*WHAT TO PRODUCE*
Each record below should appear again exactly as written.
::: INFORMATION SUPPLIED
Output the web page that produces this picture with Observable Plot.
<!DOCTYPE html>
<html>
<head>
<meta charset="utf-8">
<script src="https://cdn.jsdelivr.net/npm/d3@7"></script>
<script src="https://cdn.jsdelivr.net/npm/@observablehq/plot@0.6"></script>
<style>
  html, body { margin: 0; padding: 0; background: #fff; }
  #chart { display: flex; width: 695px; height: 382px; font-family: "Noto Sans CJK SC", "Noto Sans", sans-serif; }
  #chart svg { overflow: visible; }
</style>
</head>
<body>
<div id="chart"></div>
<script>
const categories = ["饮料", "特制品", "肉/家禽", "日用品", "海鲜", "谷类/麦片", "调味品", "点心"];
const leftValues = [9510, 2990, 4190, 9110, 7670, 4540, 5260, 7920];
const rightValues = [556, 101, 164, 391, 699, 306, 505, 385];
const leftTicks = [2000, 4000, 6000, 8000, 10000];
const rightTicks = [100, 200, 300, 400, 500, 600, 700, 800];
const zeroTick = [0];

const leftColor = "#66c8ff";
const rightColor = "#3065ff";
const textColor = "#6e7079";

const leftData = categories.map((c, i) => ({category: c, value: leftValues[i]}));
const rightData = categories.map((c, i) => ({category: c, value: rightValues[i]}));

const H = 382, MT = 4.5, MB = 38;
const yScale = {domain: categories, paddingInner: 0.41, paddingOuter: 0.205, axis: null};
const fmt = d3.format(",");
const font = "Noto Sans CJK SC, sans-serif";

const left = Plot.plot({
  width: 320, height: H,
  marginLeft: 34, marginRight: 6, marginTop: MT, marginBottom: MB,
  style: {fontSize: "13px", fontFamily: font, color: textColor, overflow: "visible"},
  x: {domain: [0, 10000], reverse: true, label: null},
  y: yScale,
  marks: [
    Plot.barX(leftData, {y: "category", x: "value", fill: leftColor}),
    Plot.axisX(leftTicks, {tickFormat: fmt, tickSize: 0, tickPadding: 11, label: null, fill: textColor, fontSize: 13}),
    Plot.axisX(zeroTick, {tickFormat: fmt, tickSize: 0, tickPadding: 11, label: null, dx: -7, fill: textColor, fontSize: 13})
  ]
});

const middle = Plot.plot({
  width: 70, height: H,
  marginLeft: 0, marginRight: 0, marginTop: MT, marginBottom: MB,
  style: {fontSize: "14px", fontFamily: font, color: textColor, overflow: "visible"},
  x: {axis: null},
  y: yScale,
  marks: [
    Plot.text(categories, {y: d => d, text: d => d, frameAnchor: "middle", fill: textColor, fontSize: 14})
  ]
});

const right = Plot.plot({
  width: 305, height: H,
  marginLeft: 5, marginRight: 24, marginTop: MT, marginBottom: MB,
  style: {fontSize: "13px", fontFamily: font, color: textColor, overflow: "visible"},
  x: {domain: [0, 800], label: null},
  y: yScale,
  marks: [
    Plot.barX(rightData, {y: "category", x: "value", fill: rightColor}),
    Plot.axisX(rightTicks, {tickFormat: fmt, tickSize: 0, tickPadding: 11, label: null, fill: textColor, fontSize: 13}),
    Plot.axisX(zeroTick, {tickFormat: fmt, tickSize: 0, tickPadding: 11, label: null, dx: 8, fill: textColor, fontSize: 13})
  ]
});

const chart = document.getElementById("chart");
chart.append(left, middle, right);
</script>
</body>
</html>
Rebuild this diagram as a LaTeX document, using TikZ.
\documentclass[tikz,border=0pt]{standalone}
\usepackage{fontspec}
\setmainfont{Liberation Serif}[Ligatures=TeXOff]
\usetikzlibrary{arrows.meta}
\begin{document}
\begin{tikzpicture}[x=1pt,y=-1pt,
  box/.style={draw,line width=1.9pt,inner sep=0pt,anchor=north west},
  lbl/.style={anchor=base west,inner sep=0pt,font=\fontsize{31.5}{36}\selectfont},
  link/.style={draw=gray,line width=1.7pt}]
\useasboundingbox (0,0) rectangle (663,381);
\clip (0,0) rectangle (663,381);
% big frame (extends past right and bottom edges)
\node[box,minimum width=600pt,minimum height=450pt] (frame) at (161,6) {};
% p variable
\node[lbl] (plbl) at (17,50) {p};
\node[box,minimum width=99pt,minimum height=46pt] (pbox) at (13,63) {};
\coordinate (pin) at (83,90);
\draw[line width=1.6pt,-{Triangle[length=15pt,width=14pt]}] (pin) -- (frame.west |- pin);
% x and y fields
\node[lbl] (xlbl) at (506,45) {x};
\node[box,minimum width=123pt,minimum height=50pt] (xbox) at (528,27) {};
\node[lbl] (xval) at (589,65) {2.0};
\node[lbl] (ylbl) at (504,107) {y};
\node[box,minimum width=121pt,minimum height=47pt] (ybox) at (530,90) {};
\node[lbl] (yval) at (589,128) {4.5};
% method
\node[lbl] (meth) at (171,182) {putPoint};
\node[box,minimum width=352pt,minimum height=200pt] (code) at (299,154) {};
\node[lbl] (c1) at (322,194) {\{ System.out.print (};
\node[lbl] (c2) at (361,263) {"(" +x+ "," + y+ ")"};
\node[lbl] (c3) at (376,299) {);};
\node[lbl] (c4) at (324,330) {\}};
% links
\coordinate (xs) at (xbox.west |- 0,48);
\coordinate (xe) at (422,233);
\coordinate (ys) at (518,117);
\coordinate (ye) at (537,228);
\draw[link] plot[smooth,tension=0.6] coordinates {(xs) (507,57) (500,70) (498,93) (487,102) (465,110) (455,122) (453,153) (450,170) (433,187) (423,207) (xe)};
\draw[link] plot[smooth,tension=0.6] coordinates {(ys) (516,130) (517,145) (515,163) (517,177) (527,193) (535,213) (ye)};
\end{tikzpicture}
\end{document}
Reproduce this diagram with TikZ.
::::::
*WRITTEN SOLUTION*
Output the web page that produces this picture with Observable Plot.
<!DOCTYPE html>
<html>
<head>
<meta charset="utf-8">
<script src="https://cdn.jsdelivr.net/npm/d3@7"></script>
<script src="https://cdn.jsdelivr.net/npm/@observablehq/plot@0.6"></script>
<style>
  html, body { margin: 0; padding: 0; background: #fff; }
  #chart { display: flex; width: 695px; height: 382px; font-family: "Noto Sans CJK SC", "Noto Sans", sans-serif; }
  #chart svg { overflow: visible; }
</style>
</head>
<body>
<div id="chart"></div>
<script>
const categories = ["饮料", "特制品", "肉/家禽", "日用品", "海鲜", "谷类/麦片", "调味品", "点心"];
const leftValues = [9510, 2990, 4190, 9110, 7670, 4540, 5260, 7920];
const rightValues = [556, 101, 164, 391, 699, 306, 505, 385];
const leftTicks = [2000, 4000, 6000, 8000, 10000];
const rightTicks = [100, 200, 300, 400, 500, 600, 700, 800];
const zeroTick = [0];

const leftColor = "#66c8ff";
const rightColor = "#3065ff";
const textColor = "#6e7079";

const leftData = categories.map((c, i) => ({category: c, value: leftValues[i]}));
const rightData = categories.map((c, i) => ({category: c, value: rightValues[i]}));

const H = 382, MT = 4.5, MB = 38;
const yScale = {domain: categories, paddingInner: 0.41, paddingOuter: 0.205, axis: null};
const fmt = d3.format(",");
const font = "Noto Sans CJK SC, sans-serif";

const left = Plot.plot({
  width: 320, height: H,
  marginLeft: 34, marginRight: 6, marginTop: MT, marginBottom: MB,
  style: {fontSize: "13px", fontFamily: font, color: textColor, overflow: "visible"},
  x: {domain: [0, 10000], reverse: true, label: null},
  y: yScale,
  marks: [
    Plot.barX(leftData, {y: "category", x: "value", fill: leftColor}),
    Plot.axisX(leftTicks, {tickFormat: fmt, tickSize: 0, tickPadding: 11, label: null, fill: textColor, fontSize: 13}),
    Plot.axisX(zeroTick, {tickFormat: fmt, tickSize: 0, tickPadding: 11, label: null, dx: -7, fill: textColor, fontSize: 13})
  ]
});

const middle = Plot.plot({
  width: 70, height: H,
  marginLeft: 0, marginRight: 0, marginTop: MT, marginBottom: MB,
  style: {fontSize: "14px", fontFamily: font, color: textColor, overflow: "visible"},
  x: {axis: null},
  y: yScale,
  marks: [
    Plot.text(categories, {y: d => d, text: d => d, frameAnchor: "middle", fill: textColor, fontSize: 14})
  ]
});

const right = Plot.plot({
  width: 305, height: H,
  marginLeft: 5, marginRight: 24, marginTop: MT, marginBottom: MB,
  style: {fontSize: "13px", fontFamily: font, color: textColor, overflow: "visible"},
  x: {domain: [0, 800], label: null},
  y: yScale,
  marks: [
    Plot.barX(rightData, {y: "category", x: "value", fill: rightColor}),
    Plot.axisX(rightTicks, {tickFormat: fmt, tickSize: 0, tickPadding: 11, label: null, fill: textColor, fontSize: 13}),
    Plot.axisX(zeroTick, {tickFormat: fmt, tickSize: 0, tickPadding: 11, label: null, dx: 8, fill: textColor, fontSize: 13})
  ]
});

const chart = document.getElementById("chart");
chart.append(left, middle, right);
</script>
</body>
</html>
Rebuild this diagram as a LaTeX document, using TikZ.
\documentclass[tikz,border=0pt]{standalone}
\usepackage{fontspec}
\setmainfont{Liberation Serif}[Ligatures=TeXOff]
\usetikzlibrary{arrows.meta}
\begin{document}
\begin{tikzpicture}[x=1pt,y=-1pt,
  box/.style={draw,line width=1.9pt,inner sep=0pt,anchor=north west},
  lbl/.style={anchor=base west,inner sep=0pt,font=\fontsize{31.5}{36}\selectfont},
  link/.style={draw=gray,line width=1.7pt}]
\useasboundingbox (0,0) rectangle (663,381);
\clip (0,0) rectangle (663,381);
% big frame (extends past right and bottom edges)
\node[box,minimum width=600pt,minimum height=450pt] (frame) at (161,6) {};
% p variable
\node[lbl] (plbl) at (17,50) {p};
\node[box,minimum width=99pt,minimum height=46pt] (pbox) at (13,63) {};
\coordinate (pin) at (83,90);
\draw[line width=1.6pt,-{Triangle[length=15pt,width=14pt]}] (pin) -- (frame.west |- pin);
% x and y fields
\node[lbl] (xlbl) at (506,45) {x};
\node[box,minimum width=123pt,minimum height=50pt] (xbox) at (528,27) {};
\node[lbl] (xval) at (589,65) {2.0};
\node[lbl] (ylbl) at (504,107) {y};
\node[box,minimum width=121pt,minimum height=47pt] (ybox) at (530,90) {};
\node[lbl] (yval) at (589,128) {4.5};
% method
\node[lbl] (meth) at (171,182) {putPoint};
\node[box,minimum width=352pt,minimum height=200pt] (code) at (299,154) {};
\node[lbl] (c1) at (322,194) {\{ System.out.print (};
\node[lbl] (c2) at (361,263) {"(" +x+ "," + y+ ")"};
\node[lbl] (c3) at (376,299) {);};
\node[lbl] (c4) at (324,330) {\}};
% links
\coordinate (xs) at (xbox.west |- 0,48);
\coordinate (xe) at (422,233);
\coordinate (ys) at (518,117);
\coordinate (ye) at (537,228);
\draw[link] plot[smooth,tension=0.6] coordinates {(xs) (507,57) (500,70) (498,93) (487,102) (465,110) (455,122) (453,153) (450,170) (433,187) (423,207) (xe)};
\draw[link] plot[smooth,tension=0.6] coordinates {(ys) (516,130) (517,145) (515,163) (517,177) (527,193) (535,213) (ye)};
\end{tikzpicture}
\end{document}
Reproduce this diagram with TikZ.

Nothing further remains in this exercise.